Ein rigides Wassermanagement einzuführen heißt für die Landesregierung unter Landeshauptmann Hans Peter Doskozil (SPÖ) also, sich mit einem der wichtigsten landwirtschaftlichen Arbeitgeber der Region anzulegen, noch dazu ein Agrarindustrie-Multi -und mit von ihnen abhängigen Bäuerinnen und Bauern, die im Glauben an Fortschritt und Ertragsgewinne in den letzten vier Jahrzehnten ihre Betriebe auf ein neues System umgestellt haben.
Für 2023 hat das Burgenland die Regeln zur Wasserentnahme bereits verschärft. In wasserwirtschaftlichen Teilregionen von Apetlon, Illmitz, Podersdorf und Tadten - also am Ostufer des Sees -gilt schon jetzt die "restriktive Phase 1". Raps, Erbsen, Sonnenblumen und Getreide dürfen gar nicht, andere Kulturen entweder vor oder nach 18 Uhr bewässert werden. Tagsüber bewässern darf nur, wer eine Tröpfchenbewässerungsanlage installiert hat. Die Schläuche, die man immer wieder erneuern muss, produzieren wiederum viel Plastikmüll, aber das ist eine andere Geschichte. Eine neu gegründete Lobbyinggruppe namens "IG Bewässerung Bezirk Neusiedl am See" warnt schon, dass ein "Verbot der Beregnung und ein Umstieg auf andere Kulturen zu einem dramatischen Rückgang der Wertschöpfung und damit zu einer weiteren Reduktion unserer Betriebe führen" wird.

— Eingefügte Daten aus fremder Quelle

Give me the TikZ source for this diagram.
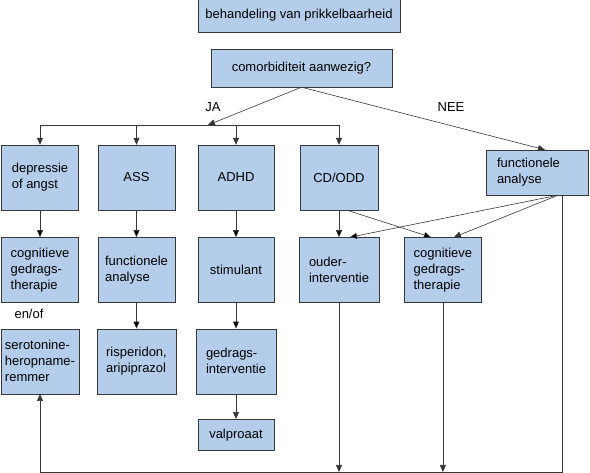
\documentclass[tikz,border=0pt]{standalone}
\usepackage{fontspec}
\setmainfont{Liberation Sans}
\usetikzlibrary{positioning,calc,arrows.meta}
\definecolor{boxblue}{RGB}{180,205,234}
\definecolor{linegray}{RGB}{55,55,55}

\begin{document}
\begin{tikzpicture}[x=1pt,y=-1pt,
    txt/.style={font=\fontsize{13}{16}\selectfont},
    box/.style={txt,draw=linegray,fill=boxblue,align=left,inner sep=2pt,
      minimum width=77pt,minimum height=65pt},
    line/.style={draw=linegray,line width=0.6pt},
    >={Triangle[length=7pt,width=6pt]}]
    \useasboundingbox (0,0) rectangle (590,473);
    % top of the chart
    \node[box,minimum width=202pt,minimum height=33pt] (Beh) at (299,15.5) {behandeling van prikkelbaarheid};
    \node[box,minimum width=181pt,minimum height=38pt] (Com) at (301.5,68) {comorbiditeit aanwezig?};
    % first row
    \node[box] (Dep) at (40,177.5) {depressie\\of angst};
    \node[box] (Ass) at (136.5,177.5) {ASS};
    \node[box,minimum width=76pt] (Adhd) at (236,177.5) {ADHD};
    \node[box,minimum width=78pt] (Cd) at (339,177.5) {CD/ODD};
    \node[box,text width=80pt,inner xsep=11pt,minimum height=45pt] (Fa) at (537,172.5) {functionele\\analyse};
    % second row
    \node[box,below=27pt of Dep] (Cgt) {cognitieve\\gedrags-\\therapie};
    \node[box,below=27pt of Ass] (FaAss) {functionele\\analyse};
    \node[box,minimum width=76pt,below=27pt of Adhd] (Stim) {stimulant};
    \node[box,minimum width=80pt,below=27pt of Cd] (Oud) {ouder-\\interventie};
    \node[box,right=25pt of Oud] (CgtCd) {cognitieve\\gedrags-\\therapie};
    % third row
    \node[box,minimum width=78pt,below=26pt of Cgt] (Ser) {serotonine-\\heropname-\\remmer};
    \node[box,minimum width=79pt,below=26pt of FaAss] (Ris) {risperidon,\\aripiprazol};
    \node[box,minimum width=80pt,below=26pt of Stim] (Ged) {gedrags-\\interventie};
    \node[box,minimum width=76pt,minimum height=31pt,below=25pt of Ged] (Val) {valproaat};
    % labels
    \node[txt] at (213,107) {JA};
    \node[txt] at (451,107) {NEE};
    \node[txt] at (29,314) {en/of};
    \coordinate (Ja) at (208,125);
    \coordinate (LoopR) at (562,472);
    \coordinate (LoopL) at (Ser.south |- LoopR);
    \draw[line,->] (Com.south) -- (Ja);
    \draw[line,->] (Com.south) -- ($(Fa.north)+(8,0)$);
    \draw[line] (Dep.north |- Ja) -- (Cd.north |- Ja);
    \foreach \n in {Dep,Ass,Adhd,Cd}
      \draw[line,->] (\n.north |- Ja) -- (\n.north);
    \draw[line,->]
    (Dep) edge (Cgt)
    (Ass) edge (FaAss)
    (Adhd) edge (Stim)
    (Cd) edge (Oud)
    (FaAss) edge (Ris)
    (Stim) edge (Ged)
    (Ged) -- (Val);
    \draw[line,->]
    ($(Cd.south)+(8,0)$) edge ($(CgtCd.north)+(-12,0)$)
    ($(Fa.south)+(21,0)$) edge ($(Oud.north)+(11,0)$)
    ($(Fa.south)+(21,0)$) -- ($(CgtCd.north)+(11,0)$);
    \foreach \n in {Oud,CgtCd}
      \draw[line,->] (\n.south) -- (\n.south |- LoopR);
    \draw[line,->] (Fa.south -| LoopR) -- (LoopR) -- (LoopL) -- (Ser.south);
  \end{tikzpicture}
\end{document}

"Auf der Westuferseite wurde nie bewässert", sagt Helmut Schwarz. Er war froh, dass er zwei Standbeine hatte: die Fischerei und die Landwirtschaft. Da das mit dem Fischen heuer nichts wird, möchte er sich auf die Landwirtschaft konzentrieren. Letztes Jahr hat er versucht, Soja anzubauen, aber das hat nicht geklappt. Schwarz denkt jetzt darüber nach, seinen Weizen selber zu veredeln. Beispielsweise als Mehl direkt zu vermarkten. Er bekäme dann viel mehr, als wenn er es wie bisher an den Zwischenhändler Bio-Getreide Burgenland liefert. Und für den Endkonsumenten wäre es trotzdem günstiger, als wenn er im Supermarkt zum Bio-Produkt greift.
Klein, aber fein, vielleicht auch so, wie es sein Opa gemacht hat, im Rhythmus der Dreifelderwirtschaft, ist das die Zukunft? "Gut möglich, dass wir wieder darauf zurückkommen", sagt Schwarz. "Ich bin 50 Jahre alt und ich kann nicht sagen, was die nächsten zehn Jahre bringen werden. Aber eines weiß ich: so weitermachen wie bisher, das geht nicht mehr."